Or donc cet arrêt (aussi publié au JT 2010 I 604 et RDAF 2011 I 545), rendu au sujet d’une affaire pénale, a confirmé la condamnation d’un avocat saint-gallois à une amende disciplinaire fondée sur l’art. 12 let. a LLCA, pour avoir pris contact avec un témoin et l’avoir interrogé dans son Etude hors procédure. Cet arrêt est déconcertant et malheureux – dans la mesure où, publié, il se veut de principe alors que la solution était probablement largement dépendante du cas d’espèce (le témoin étant apparemment davantage un suspect potentiel). L’art. 12 let. a LLCA pose au titre de ses devoirs professionnels l’interdiction pour l’avocat d’influencer un témoin. Ce principe est universel. Il découle de l’interdiction du faux témoignage qui est un crime contre l’administration de la justice. Et donc pour l’avocat d’y concourir ou d’en prendre le risque – acteur nécessaire d’une procédure judiciaire et auxiliaire de la justice. Cela est évident et notoire même pour le public, et donc a fortiori pour l’avocat. L’arrêt part ainsi de cette prémisse juste, au titre de ces devoirs professionnels, que l’avocat ne doit pas influencer un témoin. Cela constituerait pour lui en sus d’une infraction pénale une violation des devoirs constituant les conditions d’exercice de sa profession. C’est ensuite que cela se gâte.
L’arrêt sous-tend en effet une conception dépassée et très dix-neuvième de la justice (et de la déontologie des avocats). Dans celle-ci, seule la justice, par le tout-puissant juge d’instruction, neutre et instruisant scrupuleusement à charge et à décharge, est à même de recueillir preuves et témoignages dans le respect de la légalité et hors de toute influence indue. Or la réalité a démontré que cette vision relevait du fantasme. Si cette affaire date de 2007, le juge d’instruction a en outre disparu depuis au profit d’un système accusatoire dans lequel les réelles obligations de l’autorité de poursuite en termes d’éléments, preuves et démarches à décharge sont encore à démontrer dans les textes comme en pratique. S’il faut retenir quelque chose de cet arrêt, ce sera donc le principe – clair et qu’il n’est pas critiquable de rappeler – que l’avocat doit s’abstenir d’influencer un témoin. Et les précautions à mettre en œuvre s’il le contacte, lesquelles sont également raisonnables. La condition de l’intérêt du mandant n’est pour sa part pas problématique – c’est le cadre de l’activité même de l’avocat dans tout mandat.
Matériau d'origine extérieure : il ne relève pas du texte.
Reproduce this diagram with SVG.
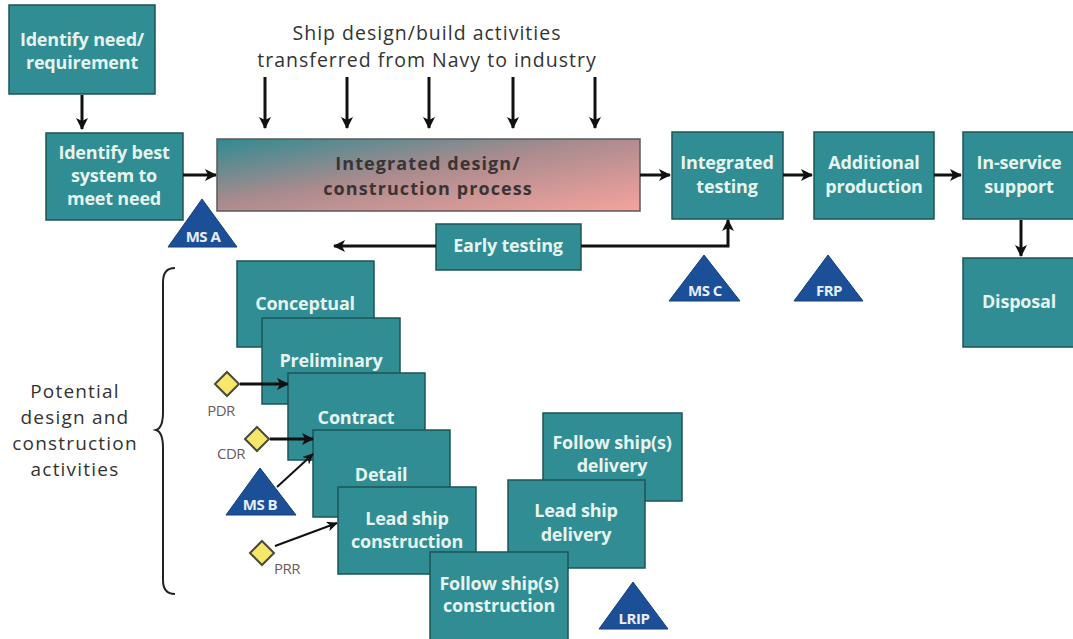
<svg xmlns="http://www.w3.org/2000/svg" width="1073" height="639" viewBox="0 0 1073 639">
  <defs>
    <style>
      .box { fill: #2f8d93; stroke: #1d5558; stroke-width: 1.5; }
      .lbl { font-family: "Open Sans", "Noto Sans", sans-serif; font-weight: 700; font-size: 18px; fill: #e6f3ef; text-anchor: middle; letter-spacing: -0.2px; }
      .big { font-family: "Open Sans", "Noto Sans", sans-serif; font-weight: 700; font-size: 18px; fill: #3a3434; text-anchor: middle; letter-spacing: 1.1px; }
      .note { font-family: "Open Sans", "Noto Sans", sans-serif; font-size: 19.5px; fill: #333; text-anchor: middle; letter-spacing: 1px; }
      .cap { font-family: "Open Sans", "Noto Sans", sans-serif; font-size: 19px; fill: #333; text-anchor: middle; letter-spacing: 1.2px; }
      .ms { fill: #1b4f98; stroke: #163f7a; stroke-width: 1; }
      .mst { font-family: "Open Sans", "Noto Sans", sans-serif; font-weight: 700; font-size: 15px; fill: #e8eef8; text-anchor: middle; letter-spacing: -0.5px; }
      .dia { fill: #f6e66a; stroke: #4a4a3a; stroke-width: 2; }
      .rev { font-family: "Open Sans", "Noto Sans", sans-serif; font-size: 15px; fill: #6b5c60; text-anchor: middle; letter-spacing: -0.5px; }
      .arr { fill: none; stroke: #111; stroke-width: 3; marker-end: url(#ah); }
      .thin { fill: none; stroke: #111; stroke-width: 2; marker-end: url(#ahs); }
    </style>
    <marker id="ah" markerUnits="userSpaceOnUse" markerWidth="12" markerHeight="12" refX="11" refY="6" orient="auto">
      <path d="M0,0 L12,6 L0,12 L3,6 Z" fill="#111"/>
    </marker>
    <marker id="ahs" markerUnits="userSpaceOnUse" markerWidth="11" markerHeight="10" refX="10" refY="5" orient="auto">
      <path d="M0,0 L11,5 L0,10 L3,5 Z" fill="#111"/>
    </marker>
    <linearGradient id="grad" x1="0" y1="0" x2="1" y2="1">
      <stop offset="0" stop-color="#2f8b92"/>
      <stop offset="0.45" stop-color="#a98b8e"/>
      <stop offset="1" stop-color="#f6a39e"/>
    </linearGradient>
  </defs>

  <rect width="1073" height="639" fill="#ffffff"/>

  <!-- heading over the top arrows -->
  <g id="heading">
    <text class="note" x="427" y="40">Ship design/build activities</text>
    <text class="note" x="427" y="67">transferred from Navy to industry</text>
  </g>

  <!-- main sequence -->
  <g id="identify-need">
    <rect class="box" x="9" y="5" width="146" height="89"/>
    <text class="lbl" x="82" y="46">Identify need/</text>
    <text class="lbl" x="82" y="69">requirement</text>
  </g>
  <g id="identify-best">
    <rect class="box" x="46" y="133" width="137" height="87"/>
    <text class="lbl" x="114" y="159">Identify best</text>
    <text class="lbl" x="114" y="182">system to</text>
    <text class="lbl" x="114" y="205">meet need</text>
  </g>
  <g id="integrated-process">
    <rect x="217" y="139" width="423" height="72" fill="url(#grad)" stroke="#5a5a5a" stroke-width="1.5"/>
    <text class="big" x="428" y="170">Integrated design/</text>
    <text class="big" x="428" y="195">construction process</text>
  </g>
  <g id="integrated-testing">
    <rect class="box" x="672" y="132" width="111" height="87"/>
    <text class="lbl" x="727" y="169">Integrated</text>
    <text class="lbl" x="727" y="193">testing</text>
  </g>
  <g id="additional-production">
    <rect class="box" x="814" y="132" width="120" height="87"/>
    <text class="lbl" x="874" y="169">Additional</text>
    <text class="lbl" x="874" y="193">production</text>
  </g>
  <g id="in-service">
    <rect class="box" x="963" y="132" width="115" height="87"/>
    <text class="lbl" x="1019" y="169">In-service</text>
    <text class="lbl" x="1019" y="193">support</text>
  </g>
  <g id="disposal">
    <rect class="box" x="963" y="258" width="115" height="89"/>
    <text class="lbl" x="1019" y="308">Disposal</text>
  </g>
  <g id="early-testing">
    <rect class="box" x="436" y="224" width="145" height="46"/>
    <text class="lbl" x="508" y="252">Early testing</text>
  </g>

  <!-- milestones -->
  <g id="ms-a">
    <polygon class="ms" points="202,199 237,247 168,247"/>
    <text class="mst" x="203" y="242">MS A</text>
  </g>
  <g id="ms-c">
    <polygon class="ms" points="704,255 740,301 669,301"/>
    <text class="mst" x="705" y="296">MS C</text>
  </g>
  <g id="frp">
    <polygon class="ms" points="828,255 863,301 794,301"/>
    <text class="mst" x="829" y="296">FRP</text>
  </g>

  <!-- grouping brace and caption -->
  <g id="activities-brace">
    <path d="M175,268 Q163,268 163,282 V412 Q163,428 156,430 Q163,432 163,448 V580 Q163,594 175,594" fill="none" stroke="#222" stroke-width="2"/>
    <text class="cap" x="75" y="398">Potential</text>
    <text class="cap" x="75" y="424">design and</text>
    <text class="cap" x="75" y="450">construction</text>
    <text class="cap" x="75" y="476">activities</text>
  </g>

  <!-- design/construction phases -->
  <g id="conceptual">
    <rect class="box" x="237" y="261" width="137" height="86"/>
    <text class="lbl" x="305" y="310">Conceptual</text>
  </g>
  <g id="preliminary">
    <rect class="box" x="262" y="318" width="138" height="86"/>
    <text class="lbl" x="331" y="367">Preliminary</text>
  </g>
  <g id="contract">
    <rect class="box" x="288" y="373" width="137" height="87"/>
    <text class="lbl" x="356" y="424">Contract</text>
  </g>
  <g id="detail">
    <rect class="box" x="313" y="430" width="137" height="87"/>
    <text class="lbl" x="381" y="481">Detail</text>
  </g>
  <g id="follow-delivery">
    <rect class="box" x="543" y="413" width="139" height="88"/>
    <text class="lbl" x="612" y="449">Follow ship(s)</text>
    <text class="lbl" x="612" y="472">delivery</text>
  </g>
  <g id="lead-delivery">
    <rect class="box" x="508" y="480" width="137" height="88"/>
    <text class="lbl" x="576" y="517">Lead ship</text>
    <text class="lbl" x="576" y="541">delivery</text>
  </g>
  <g id="lead-construction">
    <rect class="box" x="338" y="487" width="138" height="87"/>
    <text class="lbl" x="407" y="525">Lead ship</text>
    <text class="lbl" x="407" y="548">construction</text>
  </g>
  <g id="follow-construction">
    <rect class="box" x="430" y="552" width="138" height="90"/>
    <text class="lbl" x="499" y="590">Follow ship(s)</text>
    <text class="lbl" x="499" y="612">construction</text>
  </g>

  <!-- reviews and remaining milestones -->
  <g id="pdr">
    <polygon class="dia" points="227,372 239,384 227,396 215,384"/>
    <text class="rev" x="221" y="416">PDR</text>
  </g>
  <g id="cdr">
    <polygon class="dia" points="257,427 269,439 257,451 245,439"/>
    <text class="rev" x="231" y="459">CDR</text>
  </g>
  <g id="ms-b">
    <polygon class="ms" points="260,468 296,515 226,515"/>
    <text class="mst" x="260" y="510">MS B</text>
  </g>
  <g id="prr">
    <polygon class="dia" points="262,541 274,553 262,565 250,553"/>
    <text class="rev" x="287" y="574">PRR</text>
  </g>
  <g id="lrip">
    <polygon class="ms" points="633,582 668,629 599,629"/>
    <text class="mst" x="634" y="624">LRIP</text>
  </g>

  <!-- connectors -->
  <g id="connectors">
    <path class="arr" d="M82,95 V129"/>
    <path class="arr" d="M183,175 H216"/>
    <path class="arr" d="M265,77 V128"/>
    <path class="arr" d="M347,77 V128"/>
    <path class="arr" d="M429,77 V128"/>
    <path class="arr" d="M513,77 V128"/>
    <path class="arr" d="M595,77 V128"/>
    <path class="arr" d="M640,175 H670"/>
    <path class="arr" d="M783,175 H812"/>
    <path class="arr" d="M934,175 H961"/>
    <path class="arr" d="M1021,220 V256"/>
    <path class="arr" d="M436,246 H334"/>
    <path class="arr" d="M581,246 H728 V220"/>
    <path class="arr" d="M240,384 H288"/>
    <path class="arr" d="M270,439 H313"/>
    <path class="thin" d="M277,487 L313,454"/>
    <path class="thin" d="M275,546 L337,523"/>
  </g>
</svg>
Le reste est en revanche discutable au plan des principes et surtout de l’activité concrète et courante de l’avocat.
Il n’est pas juste ni réaliste de soutenir que le simple fait pour l’avocat de contacter un témoin comporte un danger au moins abstrait d’influencer un témoin. Ce risque est strictement abstrait et cette position ne mène nulle part. Ce danger abstrait est précisément écarté par l’obligation de ne pas influencer et par la norme pénale – dont il n’y a pas lieu de craindre abstraitement que l’avocat les violera. Une bonne administration de la justice commande au contraire que l’avocat, dans cette limite claire de ne pas les influencer, veille à citer des témoins dont la déposition sera pertinente, à ne pas faire déplacer et entendre des témoins dont l’audition sera inutile parce que ce qu’ils savent n’a pas pu être vérifié. Y a-t-il une distinction à faire entre le pénal et le civil ? Non au plan du comportement et des obligations de l’avocat. Les principes sont les mêmes. Au plan civil les parties ont l’initiative de citer tout témoin utile quelle que soit la maxime. Au plan pénal il est même aujourd’hui commandé par le système accusatoire que la défense puisse avoir un accès libre et direct aux témoins. Il serait une vision irréaliste de la justice pénale, et distordre le rapport de force entre l’accusation et la défense, de postuler que tous les contacts y compris à décharge avec des témoins doivent intervenir par l’autorité de poursuite seule, laquelle peut au surplus refuser d’y procéder.
Le critère de subsidiarité/nécessité mis en avant par l’arrêt apparait donc critiquable comme les motifs avancés et cela tant dans l’ancien droit que sous l’empire du CPP.